Section 45: Damages-based agreements

288.Damages-based agreements (“DBAs”) are another type of ‘no win, no fee’ agreement under which a lawyer can recover a percentage of the client’s damages if the case is won, but will receive nothing if the case is lost. Currently, solicitors and barristers are not permitted to act under DBAs in civil litigation, but solicitors are permitted to act under DBAs in non-contentious business, including cases before employment tribunals.

289.Section 45 amends section 58AA of the Courts and Legal Services Act 1990 (inserted by section 154 of the Coroners and Justice Act 2009), which currently provides that DBAs are enforceable only when they relate to employment matters. The effect of the amendments is to enable the use of DBAs in most civil litigation by persons providing advocacy services, litigation services or claims management services.

290.Subsections (2) and (3) omit references to employment matters, the effect of which is that a DBA need not relate to an employment matter in order to be enforceable.

291.Subsection (5) inserts new paragraph (aa) into subsection (4) of section 58AA, to provide that a DBA may not relate to proceedings which may not be the subject of an enforceable CFA under section 58A of the Courts and Legal Services Act 1990 (essentially criminal and family proceedings) or to proceedings of a description prescribed by the Lord Chancellor.

292.Section 58AA(4) also sets out other conditions that must be met for a DBA to be enforceable. The amendments made by subsections (6) and (7) of this section make clear that the Lord Chancellor may, but need not, prescribe the information which a legal representative must provide to a claimant prior to entering a DBA and the maximum amount which may be paid under the DBA from the claimant’s damages. Any regulations made under section 58AA(4) are subject to the affirmative resolution procedure (see subsection (12)).

293.Subsection (8) amends section 58AA to provide that rules of court may be made in respect of the assessment of costs in proceedings funded under DBAs.
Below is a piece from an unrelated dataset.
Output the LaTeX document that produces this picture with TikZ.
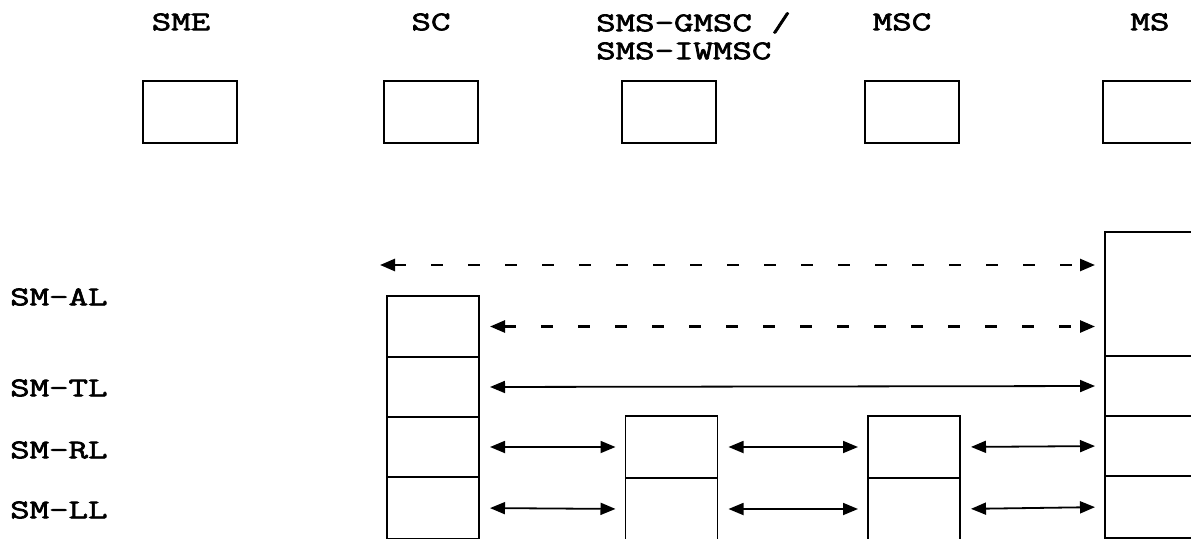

For the avoidance of doubt, subsection (9) inserts a definition of “proceedings” into section 58AA, which includes any sort of proceedings for resolving disputes (and not just proceedings in a court), whether commenced or contemplated.

294.Subsection (10) further amends section 58AA to provide that, except where they relate to employment matters, non-contentious business agreements between solicitors and clients to which section 57 of the Solicitors Act 1974 applies will not be unenforceable by reason of the provisions of section 58AA.